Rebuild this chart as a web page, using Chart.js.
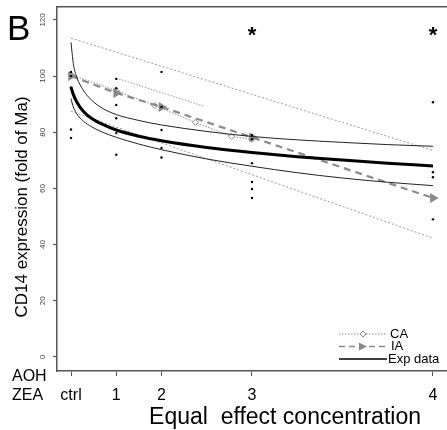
<!DOCTYPE html>
<html>
<head>
<meta charset="utf-8">
<script src="https://cdn.jsdelivr.net/npm/chart.js@4.4.0/dist/chart.umd.min.js"></script>
<style>
  html, body { margin: 0; padding: 0; background: #fff; }
</style>
</head>
<body>
<canvas id="fig" width="447" height="430"></canvas>
<script>
// x positions of the doses (ctrl,1,2,3,4 sit at 0,1,2,4,8 on a linear axis)
const xTickPos = [0, 1, 2, 4, 8];
const xTickLabels = ['ctrl', '1', '2', '3', '4'];
const yTickValues = [0, 20, 40, 60, 80, 100, 120];

// raw measurements (small dots)
const rawDose  = [0, 0, 0, 0, 0, 1, 1, 1, 1, 1, 1, 2, 2, 2, 2, 2, 4, 4, 4, 4, 4, 4, 8, 8, 8, 8];
const rawValue = [101.5, 100, 96, 81, 78, 99, 95.7, 89.7, 85, 79.7, 72, 101.5, 89, 80.8, 74.4, 71, 79, 77.5, 69, 62.3, 59.8, 56.6, 90.7, 65.8, 64, 49];

// fitted curve of the experimental data with its band
const fitX     = [0, 0.05, 0.13, 0.27, 0.45, 0.7, 1, 1.5, 2, 3, 4, 5, 6, 7, 8];
const expFit   = [96, 93.5, 90.7, 87.5, 85, 82.8, 80.8, 78.6, 77, 74.6, 72.8, 71.3, 70.1, 69, 68];
const expUpper = [112, 104.5, 99.5, 95, 91.5, 88.5, 86.3, 84.2, 82.6, 80.3, 78.5, 77.3, 76.4, 75.6, 75];
const expLower = [92, 89, 86.5, 84, 82, 80, 78.2, 75.8, 73.8, 70.5, 67.9, 65.6, 63.7, 62.2, 61];

// CA prediction
const caX = [0, 1, 1.85, 2.75, 3.55, 4];
const caY = [100.5, 94.8, 89.5, 83.5, 78.5, 77.5];
const caBandX = [0, 8];
const caUpper = [113.5, 73.5];
const caLower = [87.5, 42.3];
const caMidX = [1, 2.95];
const caMid = [99.3, 89.2];

// IA prediction
const iaX = [0, 1, 2, 4, 8];
const iaY = [100, 94, 89, 78.2, 56.6];

// significance stars
const starX = [4, 8];
const starY = [116, 116];

const GREY = '#8a8a8a';
const FONT = '"Liberation Sans", Arial, sans-serif';

function pts(xs, ys) { return xs.map((v, i) => ({x: v, y: ys[i]})); }

const figText = {
  id: 'figText',
  afterDraw(chart) {
    const {ctx, scales: {x, y}} = chart;
    ctx.save();
    ctx.setTransform(1, 0, 0, 1, 0, 0);
    ctx.fillStyle = '#000';
    ctx.textBaseline = 'alphabetic';
    ctx.textAlign = 'left';
    ctx.font = '35px ' + FONT;
    ctx.fillText('B', 7, 40);

    ctx.font = 'bold 22px ' + FONT;
    ctx.textAlign = 'center';
    starX.forEach((v, i) => ctx.fillText('*', x.getPixelForValue(v), y.getPixelForValue(starY[i]) + 11));

    // row labels under the axis
    ctx.font = '16px ' + FONT;
    ctx.textAlign = 'left';
    ctx.textBaseline = 'middle';
    ctx.fillText('AOH', 12, 377);
    ctx.fillText('ZEA', 12, 396);

    // axis titles
    ctx.font = '23px ' + FONT;
    ctx.textAlign = 'center';
    ctx.fillText('Equal  effect concentration', 285, 418);
    // y title, rotated to read upwards
    ctx.setTransform(0, -1, 1, 0, 22, 207);
    ctx.font = '17px ' + FONT;
    ctx.fillText('CD14 expression (fold of Ma)', 0, 0);
    ctx.setTransform(1, 0, 0, 1, 0, 0);

    // legend
    const lx0 = 339, lx1 = 387;
    const rows = [334, 346.5, 359];
    ctx.lineWidth = 1;
    ctx.strokeStyle = GREY;
    ctx.setLineDash([1.5, 1.5]);
    ctx.beginPath(); ctx.moveTo(lx0, rows[0]); ctx.lineTo(lx1, rows[0]); ctx.stroke();
    ctx.setLineDash([]);
    ctx.fillStyle = '#fff';
    ctx.beginPath();
    ctx.moveTo(363, rows[0] - 3); ctx.lineTo(366, rows[0]); ctx.lineTo(363, rows[0] + 3); ctx.lineTo(360, rows[0]); ctx.closePath();
    ctx.fill(); ctx.stroke();

    ctx.lineWidth = 1.5;
    ctx.setLineDash([6, 4]);
    ctx.beginPath(); ctx.moveTo(lx0, rows[1]); ctx.lineTo(lx1, rows[1]); ctx.stroke();
    ctx.setLineDash([]);
    ctx.fillStyle = GREY;
    ctx.beginPath();
    ctx.moveTo(359, rows[1] - 4); ctx.lineTo(367, rows[1]); ctx.lineTo(359, rows[1] + 4); ctx.closePath();
    ctx.fill();

    ctx.strokeStyle = '#000';
    ctx.lineWidth = 1.5;
    ctx.beginPath(); ctx.moveTo(lx0, rows[2]); ctx.lineTo(lx1, rows[2]); ctx.stroke();

    ctx.fillStyle = '#000';
    ctx.font = '13px ' + FONT;
    ctx.textAlign = 'left';
    ctx.textBaseline = 'middle';
    ctx.fillText('CA', 390, rows[0]);
    ctx.fillText('IA', 391, rows[1]);
    ctx.fillText('Exp data', 388, rows[2]);
    ctx.restore();
  }
};

new Chart(document.getElementById('fig'), {
  type: 'scatter',
  data: {
    datasets: [
      {
        label: 'raw', data: pts(rawDose, rawValue),
        pointRadius: 1.2, pointBackgroundColor: '#000', pointBorderWidth: 0, order: 0
      },
      {
        label: 'Exp data', data: pts(fitX, expFit), showLine: true,
        borderColor: '#000', borderWidth: 3, pointRadius: 0, cubicInterpolationMode: 'monotone', order: 1
      },
      {
        label: 'upper', data: pts(fitX, expUpper), showLine: true,
        borderColor: '#222', borderWidth: 1, pointRadius: 0, cubicInterpolationMode: 'monotone', order: 2
      },
      {
        label: 'lower', data: pts(fitX, expLower), showLine: true,
        borderColor: '#222', borderWidth: 1, pointRadius: 0, cubicInterpolationMode: 'monotone', order: 2
      },
      {
        label: 'IA', data: pts(iaX, iaY), showLine: true,
        borderColor: GREY, borderWidth: 2.2, borderDash: [7, 5], order: 3,
        pointStyle: 'triangle', rotation: 90, pointRadius: 3.5,
        pointBackgroundColor: GREY, pointBorderColor: GREY
      },
      {
        label: 'CA', data: pts(caX, caY), showLine: true,
        borderColor: GREY, borderWidth: 1, borderDash: [1.5, 1.5], order: 4,
        pointStyle: 'rectRot', pointRadius: 3,
        pointBackgroundColor: '#fff', pointBorderColor: GREY, pointBorderWidth: 1
      },
      {
        label: 'CA upper', data: pts(caBandX, caUpper), showLine: true,
        borderColor: '#999', borderWidth: 1, borderDash: [2, 2], pointRadius: 0, order: 5
      },
      {
        label: 'CA lower', data: pts(caBandX, caLower), showLine: true,
        borderColor: '#999', borderWidth: 1, borderDash: [2, 2], pointRadius: 0, order: 5
      },
      {
        label: 'CA mid', data: pts(caMidX, caMid), showLine: true,
        borderColor: '#999', borderWidth: 1, borderDash: [1.5, 1.5], pointRadius: 0, order: 5
      }
    ]
  },
  options: {
    responsive: false,
    animation: false,
    devicePixelRatio: 1,
    events: [],
    layout: { autoPadding: false, padding: { top: 7, right: 0, left: 0, bottom: 0 } },
    plugins: { legend: { display: false }, tooltip: { enabled: false } },
    scales: {
      x: {
        type: 'linear', position: 'bottom', min: -0.31, max: 8.31,
        afterBuildTicks: s => { s.ticks = xTickPos.map(v => ({value: v})); },
        afterFit: s => { s.height = 59; s.paddingLeft = 0; s.paddingRight = 0; },
        ticks: {
          autoSkip: false, maxRotation: 0, padding: 10, color: '#000',
          font: { family: FONT, size: 16 },
          callback: v => xTickLabels[xTickPos.indexOf(v)]
        },
        grid: { drawOnChartArea: false, tickLength: 5, color: '#555', lineWidth: 1 },
        border: { display: true, color: '#555', width: 1.5 }
      },
      xTop: {
        type: 'linear', position: 'top', min: -0.31, max: 8.31,
        afterFit: s => { s.height = 0; s.paddingLeft = 0; s.paddingRight = 0; },
        ticks: { display: false },
        grid: { display: false },
        border: { display: true, color: '#555', width: 1.5 }
      },
      y: {
        type: 'linear', position: 'left', min: -5, max: 124.6,
        afterBuildTicks: s => { s.ticks = yTickValues.map(v => ({value: v})); },
        afterFit: s => { s.width = 57; s.paddingTop = 0; s.paddingBottom = 0; },
        ticks: {
          minRotation: 90, maxRotation: 90, crossAlign: 'center', padding: 4,
          color: '#444', font: { family: FONT, size: 8 }
        },
        grid: { drawOnChartArea: false, tickLength: 4, color: '#555', lineWidth: 1 },
        border: { display: true, color: '#555', width: 1.5 }
      }
    }
  },
  plugins: [figText]
});
</script>
</body>
</html>
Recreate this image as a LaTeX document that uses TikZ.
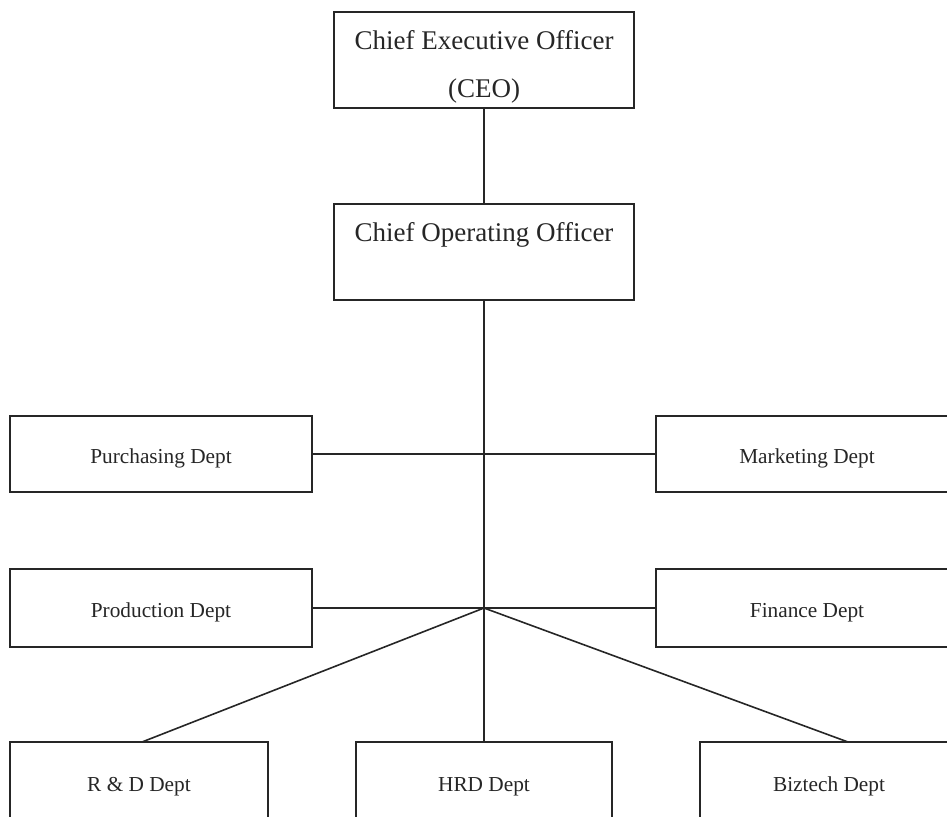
\documentclass[tikz,border=0pt]{standalone}
\usepackage{fontspec}
\setmainfont{Liberation Serif}
\begin{document}
\begin{tikzpicture}[x=1pt,y=-1pt,
  line/.style={line width=1.6pt,black!85},
  bigbox/.style={draw=black!85,line width=1.8pt,minimum width=300pt,minimum height=96pt,inner sep=0pt},
  bigtext/.style={inner sep=0pt,anchor=base,font=\fontsize{27}{32}\selectfont,text=black!85},
  deptbox/.style={draw=black!85,line width=1.8pt,minimum height=76pt,inner sep=0pt,
     text height=23pt,text depth=4.6pt,text=black!85,
     font=\fontsize{21.3}{25}\selectfont}]
\useasboundingbox (0,0) rectangle (947,816);
\clip (0,0) rectangle (947,816);
\node[bigbox] (ceo) at (484,60) {};
\node[bigtext] (ceo1) at ([yshift=-38pt]ceo.north) {Chief Executive Officer};
\node[bigtext] (ceo2) at ([yshift=-86pt]ceo.north) {(CEO)};
\node[bigbox] (coo) at (484,252) {};
\node[bigtext] (coo1) at ([yshift=-38pt]coo.north) {Chief Operating Officer};
\node[deptbox,minimum width=302pt] (pur) at (161,454) {Purchasing Dept};
\node[deptbox,minimum width=302pt] (mkt) at (807,454) {Marketing Dept};
\node[deptbox,minimum width=302pt,minimum height=78pt] (pro) at (161,608) {Production Dept};
\node[deptbox,minimum width=302pt,minimum height=78pt] (fin) at (807,608) {Finance Dept};
\node[deptbox,minimum width=258pt,minimum height=80pt] (rnd) at (139,782) {R \& D Dept};
\node[deptbox,minimum width=256pt,minimum height=80pt] (hrd) at (484,782) {HRD Dept};
\node[deptbox,minimum width=258pt,minimum height=80pt] (biz) at (829,782) {Biztech Dept};
\coordinate (j) at (484,608);
\coordinate (rt) at (142,742);
\coordinate (bt) at (848,742);
\draw[line] (ceo.south) -- (coo.north);
\draw[line] (coo.south) -- (j);
\draw[line] (pur.east) -- (mkt.west);
\draw[line] (pro.east) -- (fin.west);
\draw[line] (j) -- (rt);
\draw[line] (j) -- (hrd.north);
\draw[line] (j) -- (bt);
\end{tikzpicture}
\end{document}
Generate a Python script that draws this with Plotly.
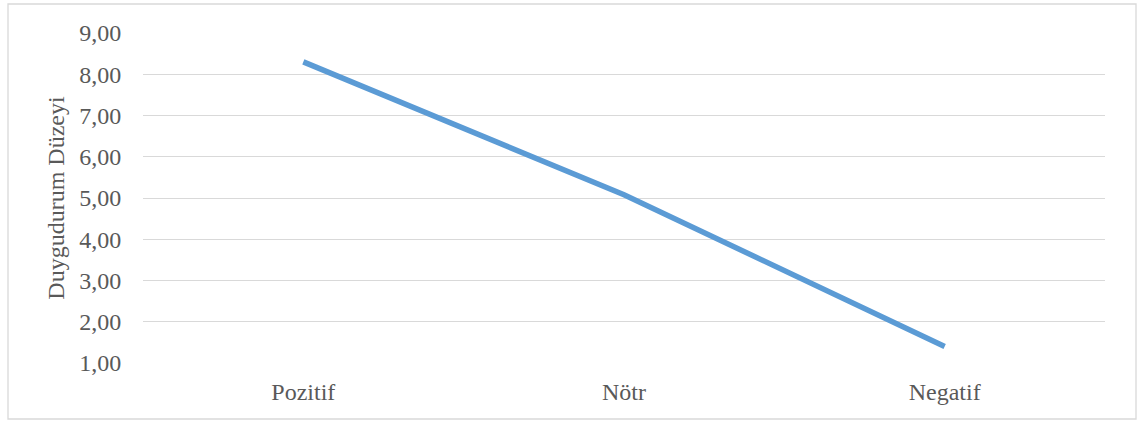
import plotly.graph_objects as go

categories = ["Pozitif", "Nötr", "Negatif"]
values = [8.30, 5.08, 1.40]
y_ticks = [1, 2, 3, 4, 5, 6, 7, 8, 9]
y_tick_labels = ["1,00", "2,00", "3,00", "4,00", "5,00", "6,00", "7,00", "8,00", "9,00"]
y_title = "Duygudurum Düzeyi"

W, H = 1144, 423
L, R, T, B = 143, 39, 33, 60
pw, ph = W - L - R, H - T - B

FAM = "Liberation Serif, Times New Roman, serif"
font = dict(family=FAM, size=24, color="#595959")

fig = go.Figure()
fig.add_trace(go.Scatter(
    x=categories, y=values, mode="lines",
    line=dict(color="#5B9BD5", width=5.5),
    hoverinfo="x+y",
))

fig.update_layout(
    width=W, height=H,
    margin=dict(l=L, r=R, t=T, b=B),
    paper_bgcolor="white", plot_bgcolor="white",
    font=font,
    showlegend=False,
    xaxis=dict(
        type="category", range=[-0.5, 2.5],
        showgrid=False, zeroline=False, showline=False,
        ticks="outside", ticklen=7, tickcolor="rgba(0,0,0,0)",
        tickfont=font,
    ),
    yaxis=dict(
        range=[1, 9], tickvals=y_ticks, ticktext=y_tick_labels,
        showgrid=True, gridcolor="#D9D9D9", gridwidth=1.3,
        zeroline=False, showline=False,
        ticks="outside", ticklen=16, tickcolor="rgba(0,0,0,0)",
        tickfont=font,
        title=dict(text=y_title, font=dict(family=FAM, size=24, color="#595959"), standoff=7),
    ),
)

# outer chart border
x0, x1, y0, y1 = 8, 1136, 4, 419
fig.add_shape(
    type="rect", xref="paper", yref="paper",
    x0=(x0 - L) / pw, x1=(x1 - L) / pw,
    y0=(H - B - y1) / ph, y1=(H - B - y0) / ph,
    line=dict(color="#D9D9D9", width=1.3), fillcolor="rgba(0,0,0,0)", layer="below",
)

fig.write_html("out.html", config={"displayModeBar": False},
               post_script="document.body.style.margin='0';")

AIM ▸ Write out exactly the lines between the start of the data and the line with "ctx.fillText('B', 7, 40);", including both, but none of the pictures.

OUTPUT OF THE TASK ▸
Rebuild this chart as a web page, using Chart.js.
<!DOCTYPE html>
<html>
<head>
<meta charset="utf-8">
<script src="https://cdn.jsdelivr.net/npm/chart.js@4.4.0/dist/chart.umd.min.js"></script>
<style>
  html, body { margin: 0; padding: 0; background: #fff; }
</style>
</head>
<body>
<canvas id="fig" width="447" height="430"></canvas>
<script>
// x positions of the doses (ctrl,1,2,3,4 sit at 0,1,2,4,8 on a linear axis)
const xTickPos = [0, 1, 2, 4, 8];
const xTickLabels = ['ctrl', '1', '2', '3', '4'];
const yTickValues = [0, 20, 40, 60, 80, 100, 120];

// raw measurements (small dots)
const rawDose  = [0, 0, 0, 0, 0, 1, 1, 1, 1, 1, 1, 2, 2, 2, 2, 2, 4, 4, 4, 4, 4, 4, 8, 8, 8, 8];
const rawValue = [101.5, 100, 96, 81, 78, 99, 95.7, 89.7, 85, 79.7, 72, 101.5, 89, 80.8, 74.4, 71, 79, 77.5, 69, 62.3, 59.8, 56.6, 90.7, 65.8, 64, 49];

// fitted curve of the experimental data with its band
const fitX     = [0, 0.05, 0.13, 0.27, 0.45, 0.7, 1, 1.5, 2, 3, 4, 5, 6, 7, 8];
const expFit   = [96, 93.5, 90.7, 87.5, 85, 82.8, 80.8, 78.6, 77, 74.6, 72.8, 71.3, 70.1, 69, 68];
const expUpper = [112, 104.5, 99.5, 95, 91.5, 88.5, 86.3, 84.2, 82.6, 80.3, 78.5, 77.3, 76.4, 75.6, 75];
const expLower = [92, 89, 86.5, 84, 82, 80, 78.2, 75.8, 73.8, 70.5, 67.9, 65.6, 63.7, 62.2, 61];

// CA prediction
const caX = [0, 1, 1.85, 2.75, 3.55, 4];
const caY = [100.5, 94.8, 89.5, 83.5, 78.5, 77.5];
const caBandX = [0, 8];
const caUpper = [113.5, 73.5];
const caLower = [87.5, 42.3];
const caMidX = [1, 2.95];
const caMid = [99.3, 89.2];

// IA prediction
const iaX = [0, 1, 2, 4, 8];
const iaY = [100, 94, 89, 78.2, 56.6];

// significance stars
const starX = [4, 8];
const starY = [116, 116];

const GREY = '#8a8a8a';
const FONT = '"Liberation Sans", Arial, sans-serif';

function pts(xs, ys) { return xs.map((v, i) => ({x: v, y: ys[i]})); }

const figText = {
  id: 'figText',
  afterDraw(chart) {
    const {ctx, scales: {x, y}} = chart;
    ctx.save();
    ctx.setTransform(1, 0, 0, 1, 0, 0);
    ctx.fillStyle = '#000';
    ctx.textBaseline = 'alphabetic';
    ctx.textAlign = 'left';
    ctx.font = '35px ' + FONT;
    ctx.fillText('B', 7, 40);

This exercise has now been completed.